* _Exercise brief_
Using the records that follow, reproduce exactly the lines starting at the line containing "Write the TikZ code for this diagram." and ending at the line containing "width=0.9pt] ([yshift=3pt]v.north west)". Include both end lines and no pictures.

Rows from a dataset of charts and code
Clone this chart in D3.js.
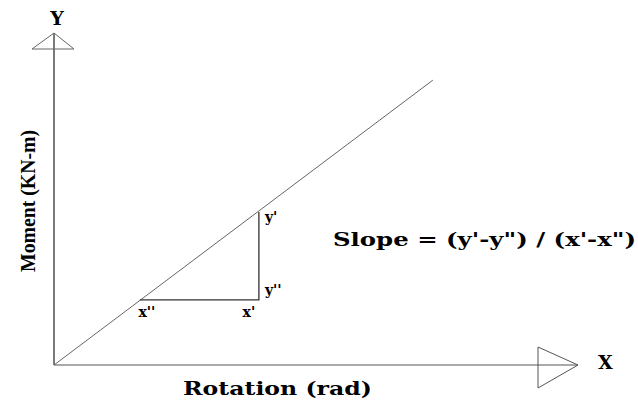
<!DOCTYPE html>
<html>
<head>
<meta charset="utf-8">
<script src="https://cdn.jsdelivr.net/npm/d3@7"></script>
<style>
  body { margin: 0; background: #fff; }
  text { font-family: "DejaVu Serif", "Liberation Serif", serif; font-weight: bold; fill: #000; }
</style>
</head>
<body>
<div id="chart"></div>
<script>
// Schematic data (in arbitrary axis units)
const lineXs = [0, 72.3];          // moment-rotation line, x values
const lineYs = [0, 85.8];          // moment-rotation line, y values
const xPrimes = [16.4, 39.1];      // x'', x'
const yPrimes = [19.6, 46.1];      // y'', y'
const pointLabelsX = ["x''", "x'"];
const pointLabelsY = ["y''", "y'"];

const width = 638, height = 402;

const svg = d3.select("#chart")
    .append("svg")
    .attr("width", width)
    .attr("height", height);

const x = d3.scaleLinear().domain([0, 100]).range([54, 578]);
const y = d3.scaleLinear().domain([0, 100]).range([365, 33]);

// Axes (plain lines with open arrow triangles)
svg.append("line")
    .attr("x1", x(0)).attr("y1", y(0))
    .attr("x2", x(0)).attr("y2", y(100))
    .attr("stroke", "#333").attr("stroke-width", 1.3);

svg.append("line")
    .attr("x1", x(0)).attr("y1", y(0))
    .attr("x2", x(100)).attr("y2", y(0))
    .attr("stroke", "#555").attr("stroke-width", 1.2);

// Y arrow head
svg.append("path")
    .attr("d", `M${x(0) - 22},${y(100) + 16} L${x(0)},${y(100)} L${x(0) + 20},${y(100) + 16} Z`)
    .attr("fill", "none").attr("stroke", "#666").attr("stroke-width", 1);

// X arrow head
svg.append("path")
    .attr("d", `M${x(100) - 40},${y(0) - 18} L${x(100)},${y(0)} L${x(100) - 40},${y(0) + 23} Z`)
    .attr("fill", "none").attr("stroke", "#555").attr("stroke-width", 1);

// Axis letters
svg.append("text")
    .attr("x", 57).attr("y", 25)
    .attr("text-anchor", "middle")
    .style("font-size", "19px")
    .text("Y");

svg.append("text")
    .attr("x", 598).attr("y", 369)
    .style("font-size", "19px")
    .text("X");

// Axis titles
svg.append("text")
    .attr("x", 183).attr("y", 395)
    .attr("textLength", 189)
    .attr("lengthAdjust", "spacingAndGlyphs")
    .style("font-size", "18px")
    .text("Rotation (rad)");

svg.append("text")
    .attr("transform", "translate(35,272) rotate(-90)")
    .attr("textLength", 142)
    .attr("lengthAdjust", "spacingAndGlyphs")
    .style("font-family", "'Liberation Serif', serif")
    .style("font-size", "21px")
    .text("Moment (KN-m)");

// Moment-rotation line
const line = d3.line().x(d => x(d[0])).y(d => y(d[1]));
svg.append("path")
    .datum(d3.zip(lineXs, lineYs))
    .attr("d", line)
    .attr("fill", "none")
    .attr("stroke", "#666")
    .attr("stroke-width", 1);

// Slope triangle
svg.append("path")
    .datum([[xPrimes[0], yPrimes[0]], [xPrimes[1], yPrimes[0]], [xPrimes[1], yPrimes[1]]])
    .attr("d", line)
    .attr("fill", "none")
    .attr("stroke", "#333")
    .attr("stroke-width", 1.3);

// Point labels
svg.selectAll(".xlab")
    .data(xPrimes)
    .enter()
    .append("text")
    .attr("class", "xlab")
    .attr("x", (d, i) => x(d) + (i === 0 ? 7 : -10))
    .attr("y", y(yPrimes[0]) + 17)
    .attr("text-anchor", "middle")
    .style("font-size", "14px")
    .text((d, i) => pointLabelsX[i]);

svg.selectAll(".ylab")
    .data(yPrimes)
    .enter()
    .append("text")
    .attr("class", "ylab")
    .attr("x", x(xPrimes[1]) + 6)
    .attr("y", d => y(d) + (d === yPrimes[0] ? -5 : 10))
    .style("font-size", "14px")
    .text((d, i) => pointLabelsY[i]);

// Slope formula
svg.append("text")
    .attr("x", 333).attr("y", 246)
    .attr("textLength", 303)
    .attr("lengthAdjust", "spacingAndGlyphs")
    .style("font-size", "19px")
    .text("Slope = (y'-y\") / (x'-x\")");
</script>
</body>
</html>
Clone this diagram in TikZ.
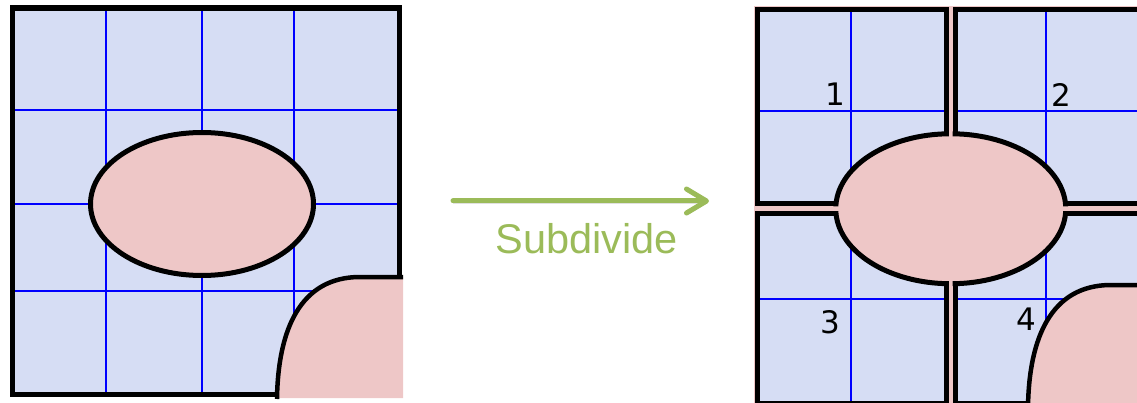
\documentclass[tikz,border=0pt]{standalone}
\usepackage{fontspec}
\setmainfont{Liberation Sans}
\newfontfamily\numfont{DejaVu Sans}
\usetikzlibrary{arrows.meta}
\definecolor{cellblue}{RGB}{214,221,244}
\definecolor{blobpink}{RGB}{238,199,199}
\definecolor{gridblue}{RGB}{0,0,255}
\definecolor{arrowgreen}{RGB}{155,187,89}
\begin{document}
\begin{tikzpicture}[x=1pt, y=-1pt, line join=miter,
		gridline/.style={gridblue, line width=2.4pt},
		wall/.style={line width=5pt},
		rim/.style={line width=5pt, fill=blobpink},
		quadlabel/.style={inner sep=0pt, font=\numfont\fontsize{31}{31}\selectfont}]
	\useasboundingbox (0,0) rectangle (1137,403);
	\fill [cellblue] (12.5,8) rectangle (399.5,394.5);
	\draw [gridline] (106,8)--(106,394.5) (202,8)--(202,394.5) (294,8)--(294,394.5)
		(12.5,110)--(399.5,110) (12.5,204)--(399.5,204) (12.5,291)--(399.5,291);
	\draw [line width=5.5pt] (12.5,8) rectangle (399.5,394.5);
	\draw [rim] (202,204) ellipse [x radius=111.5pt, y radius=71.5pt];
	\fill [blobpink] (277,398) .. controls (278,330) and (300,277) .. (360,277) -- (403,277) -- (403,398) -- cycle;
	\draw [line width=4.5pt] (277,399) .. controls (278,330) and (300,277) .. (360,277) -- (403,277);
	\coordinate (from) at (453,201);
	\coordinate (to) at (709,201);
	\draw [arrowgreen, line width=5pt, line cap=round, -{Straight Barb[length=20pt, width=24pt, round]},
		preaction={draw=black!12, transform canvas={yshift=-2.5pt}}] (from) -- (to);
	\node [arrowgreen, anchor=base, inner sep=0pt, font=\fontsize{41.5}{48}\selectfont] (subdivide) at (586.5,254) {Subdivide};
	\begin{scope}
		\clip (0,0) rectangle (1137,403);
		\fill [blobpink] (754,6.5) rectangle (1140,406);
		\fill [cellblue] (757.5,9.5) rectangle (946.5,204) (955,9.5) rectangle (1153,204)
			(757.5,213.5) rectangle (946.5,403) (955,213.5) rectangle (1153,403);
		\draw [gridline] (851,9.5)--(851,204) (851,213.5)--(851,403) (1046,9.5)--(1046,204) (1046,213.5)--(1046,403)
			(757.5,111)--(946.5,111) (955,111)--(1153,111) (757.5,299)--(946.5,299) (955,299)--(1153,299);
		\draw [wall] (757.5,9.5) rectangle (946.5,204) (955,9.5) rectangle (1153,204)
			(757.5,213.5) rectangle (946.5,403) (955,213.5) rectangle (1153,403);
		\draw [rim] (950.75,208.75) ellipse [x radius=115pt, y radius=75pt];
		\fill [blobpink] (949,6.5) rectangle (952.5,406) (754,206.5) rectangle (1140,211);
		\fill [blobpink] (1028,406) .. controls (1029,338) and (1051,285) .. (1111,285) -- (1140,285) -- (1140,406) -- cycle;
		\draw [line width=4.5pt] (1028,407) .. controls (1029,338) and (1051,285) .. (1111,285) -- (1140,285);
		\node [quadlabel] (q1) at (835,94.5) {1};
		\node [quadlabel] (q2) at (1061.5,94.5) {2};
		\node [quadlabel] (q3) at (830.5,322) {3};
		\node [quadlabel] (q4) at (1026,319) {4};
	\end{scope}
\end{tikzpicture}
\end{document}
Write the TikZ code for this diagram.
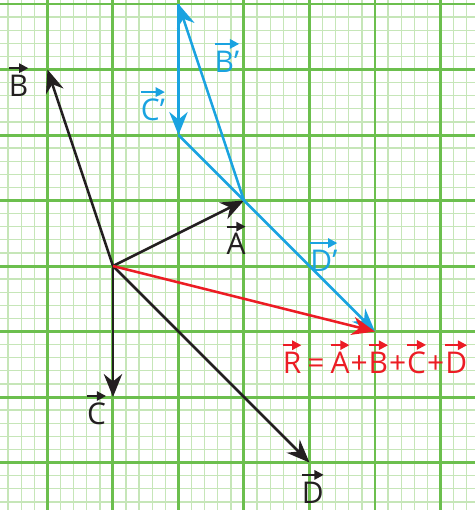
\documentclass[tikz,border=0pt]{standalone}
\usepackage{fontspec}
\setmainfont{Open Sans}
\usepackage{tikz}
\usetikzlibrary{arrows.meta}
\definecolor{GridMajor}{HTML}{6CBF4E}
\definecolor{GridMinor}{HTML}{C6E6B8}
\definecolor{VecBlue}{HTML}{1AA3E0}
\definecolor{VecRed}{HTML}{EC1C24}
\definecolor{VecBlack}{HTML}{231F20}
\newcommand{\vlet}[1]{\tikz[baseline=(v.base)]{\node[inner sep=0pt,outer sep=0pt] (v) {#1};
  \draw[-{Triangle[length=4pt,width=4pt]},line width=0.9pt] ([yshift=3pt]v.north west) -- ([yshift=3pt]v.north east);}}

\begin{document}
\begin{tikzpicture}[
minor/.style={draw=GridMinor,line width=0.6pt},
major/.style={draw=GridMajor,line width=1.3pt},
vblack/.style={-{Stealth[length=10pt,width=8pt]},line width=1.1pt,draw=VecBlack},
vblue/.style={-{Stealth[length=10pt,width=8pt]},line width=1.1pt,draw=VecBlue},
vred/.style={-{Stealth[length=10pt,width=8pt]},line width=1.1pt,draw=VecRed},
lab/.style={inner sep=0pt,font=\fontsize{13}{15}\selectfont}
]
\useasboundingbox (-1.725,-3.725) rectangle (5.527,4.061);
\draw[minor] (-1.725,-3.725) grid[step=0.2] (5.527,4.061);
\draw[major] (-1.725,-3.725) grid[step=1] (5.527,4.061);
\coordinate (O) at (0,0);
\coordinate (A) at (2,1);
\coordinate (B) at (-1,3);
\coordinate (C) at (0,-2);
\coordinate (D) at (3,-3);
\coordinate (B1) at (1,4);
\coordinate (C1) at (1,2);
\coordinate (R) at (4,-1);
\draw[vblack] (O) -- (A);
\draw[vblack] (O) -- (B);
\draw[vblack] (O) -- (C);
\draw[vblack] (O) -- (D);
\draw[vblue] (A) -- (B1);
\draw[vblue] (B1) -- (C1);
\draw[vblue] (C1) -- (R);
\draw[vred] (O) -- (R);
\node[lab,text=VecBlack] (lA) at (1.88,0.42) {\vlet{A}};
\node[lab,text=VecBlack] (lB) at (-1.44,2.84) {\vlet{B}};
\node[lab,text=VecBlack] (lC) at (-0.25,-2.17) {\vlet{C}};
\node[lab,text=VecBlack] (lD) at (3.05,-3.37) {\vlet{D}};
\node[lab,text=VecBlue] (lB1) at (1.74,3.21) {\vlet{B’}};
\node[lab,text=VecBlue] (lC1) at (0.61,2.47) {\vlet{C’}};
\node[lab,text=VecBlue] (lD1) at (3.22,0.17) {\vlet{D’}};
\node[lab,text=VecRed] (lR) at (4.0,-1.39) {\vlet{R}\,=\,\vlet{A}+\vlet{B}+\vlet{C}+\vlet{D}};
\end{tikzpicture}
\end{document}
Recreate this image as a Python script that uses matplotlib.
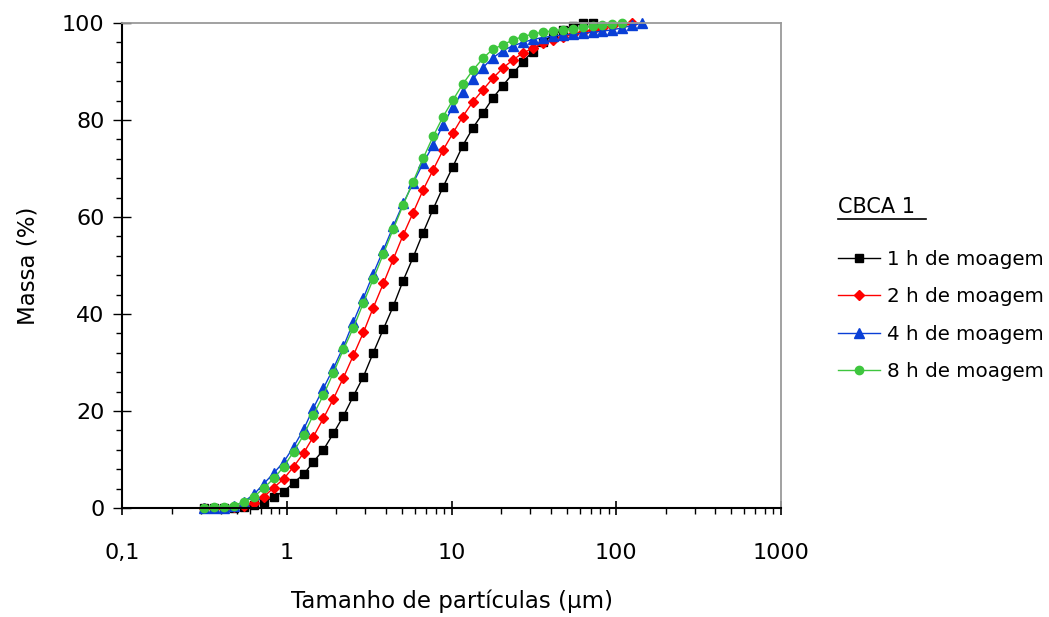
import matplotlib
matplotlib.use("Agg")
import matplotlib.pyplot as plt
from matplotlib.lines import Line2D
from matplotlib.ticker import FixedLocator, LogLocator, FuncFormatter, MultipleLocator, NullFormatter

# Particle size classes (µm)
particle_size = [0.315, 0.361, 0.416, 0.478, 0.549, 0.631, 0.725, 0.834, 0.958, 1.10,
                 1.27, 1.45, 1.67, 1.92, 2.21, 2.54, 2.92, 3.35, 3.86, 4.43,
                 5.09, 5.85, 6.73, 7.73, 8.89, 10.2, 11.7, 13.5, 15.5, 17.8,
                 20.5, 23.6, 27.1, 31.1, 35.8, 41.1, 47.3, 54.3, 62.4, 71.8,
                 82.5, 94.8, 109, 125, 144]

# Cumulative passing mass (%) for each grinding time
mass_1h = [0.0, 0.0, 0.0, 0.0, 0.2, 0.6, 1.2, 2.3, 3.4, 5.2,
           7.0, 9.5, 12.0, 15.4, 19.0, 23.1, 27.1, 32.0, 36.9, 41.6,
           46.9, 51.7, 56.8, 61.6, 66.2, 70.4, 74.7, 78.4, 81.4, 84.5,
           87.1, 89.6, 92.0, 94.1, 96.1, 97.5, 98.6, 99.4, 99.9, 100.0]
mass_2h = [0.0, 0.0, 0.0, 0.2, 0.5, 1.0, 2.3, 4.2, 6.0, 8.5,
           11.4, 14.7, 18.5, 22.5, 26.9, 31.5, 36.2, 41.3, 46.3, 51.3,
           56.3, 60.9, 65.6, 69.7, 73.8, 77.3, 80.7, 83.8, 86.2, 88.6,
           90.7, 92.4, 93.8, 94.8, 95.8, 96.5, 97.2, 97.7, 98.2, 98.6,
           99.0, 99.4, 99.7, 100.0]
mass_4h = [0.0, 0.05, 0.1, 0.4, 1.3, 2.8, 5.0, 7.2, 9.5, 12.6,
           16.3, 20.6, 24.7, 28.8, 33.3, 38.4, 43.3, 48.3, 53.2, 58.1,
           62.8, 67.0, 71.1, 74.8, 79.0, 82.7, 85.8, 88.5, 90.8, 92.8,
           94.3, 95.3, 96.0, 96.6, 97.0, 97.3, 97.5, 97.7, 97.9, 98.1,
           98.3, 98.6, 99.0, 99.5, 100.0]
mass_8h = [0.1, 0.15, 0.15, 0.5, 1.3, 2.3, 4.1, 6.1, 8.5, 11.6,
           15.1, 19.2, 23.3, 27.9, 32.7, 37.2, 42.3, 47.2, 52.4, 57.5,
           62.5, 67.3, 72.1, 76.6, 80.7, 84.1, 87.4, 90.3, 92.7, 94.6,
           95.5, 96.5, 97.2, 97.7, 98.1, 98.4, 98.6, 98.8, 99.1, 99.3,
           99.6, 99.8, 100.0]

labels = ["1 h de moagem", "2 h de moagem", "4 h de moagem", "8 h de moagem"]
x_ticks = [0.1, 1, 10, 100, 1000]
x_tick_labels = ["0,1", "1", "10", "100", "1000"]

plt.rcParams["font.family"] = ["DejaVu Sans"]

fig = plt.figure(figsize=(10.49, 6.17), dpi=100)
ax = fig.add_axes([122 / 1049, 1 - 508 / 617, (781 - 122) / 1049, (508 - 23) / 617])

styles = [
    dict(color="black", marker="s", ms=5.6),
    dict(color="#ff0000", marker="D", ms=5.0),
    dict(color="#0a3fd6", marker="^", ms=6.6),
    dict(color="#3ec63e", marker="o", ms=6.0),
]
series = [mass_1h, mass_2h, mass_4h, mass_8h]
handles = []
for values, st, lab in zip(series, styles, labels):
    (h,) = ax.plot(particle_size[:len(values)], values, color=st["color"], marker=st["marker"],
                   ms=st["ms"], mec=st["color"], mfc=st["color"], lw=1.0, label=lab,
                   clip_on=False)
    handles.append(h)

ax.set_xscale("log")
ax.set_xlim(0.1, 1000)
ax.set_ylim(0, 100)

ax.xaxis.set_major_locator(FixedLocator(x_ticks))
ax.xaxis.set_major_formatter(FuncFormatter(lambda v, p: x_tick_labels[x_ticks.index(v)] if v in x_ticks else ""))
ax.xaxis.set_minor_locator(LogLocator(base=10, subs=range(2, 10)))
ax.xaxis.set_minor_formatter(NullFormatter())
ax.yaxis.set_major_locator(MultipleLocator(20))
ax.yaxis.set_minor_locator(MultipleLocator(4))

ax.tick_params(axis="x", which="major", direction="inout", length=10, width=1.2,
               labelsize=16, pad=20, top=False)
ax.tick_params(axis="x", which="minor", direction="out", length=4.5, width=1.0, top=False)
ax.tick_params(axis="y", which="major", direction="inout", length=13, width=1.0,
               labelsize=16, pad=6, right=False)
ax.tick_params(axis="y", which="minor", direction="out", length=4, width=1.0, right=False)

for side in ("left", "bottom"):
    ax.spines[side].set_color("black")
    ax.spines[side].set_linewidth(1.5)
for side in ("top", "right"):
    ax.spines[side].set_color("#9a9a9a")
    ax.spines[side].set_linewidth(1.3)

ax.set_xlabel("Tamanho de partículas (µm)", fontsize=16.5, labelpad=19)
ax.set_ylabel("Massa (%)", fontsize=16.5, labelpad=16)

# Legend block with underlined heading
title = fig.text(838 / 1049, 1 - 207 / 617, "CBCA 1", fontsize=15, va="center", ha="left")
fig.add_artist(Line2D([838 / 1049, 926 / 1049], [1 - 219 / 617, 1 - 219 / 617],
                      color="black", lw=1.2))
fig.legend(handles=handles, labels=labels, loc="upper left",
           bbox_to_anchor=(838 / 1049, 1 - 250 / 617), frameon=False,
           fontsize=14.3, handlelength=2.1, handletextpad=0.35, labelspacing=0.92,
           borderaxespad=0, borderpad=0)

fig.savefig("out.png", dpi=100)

* _Exercise output_
Write the TikZ code for this diagram.
\documentclass[tikz,border=0pt]{standalone}
\usepackage{fontspec}
\setmainfont{Open Sans}
\usepackage{tikz}
\usetikzlibrary{arrows.meta}
\definecolor{GridMajor}{HTML}{6CBF4E}
\definecolor{GridMinor}{HTML}{C6E6B8}
\definecolor{VecBlue}{HTML}{1AA3E0}
\definecolor{VecRed}{HTML}{EC1C24}
\definecolor{VecBlack}{HTML}{231F20}
\newcommand{\vlet}[1]{\tikz[baseline=(v.base)]{\node[inner sep=0pt,outer sep=0pt] (v) {#1};
  \draw[-{Triangle[length=4pt,width=4pt]},line width=0.9pt] ([yshift=3pt]v.north west) -- ([yshift=3pt]v.north east);}}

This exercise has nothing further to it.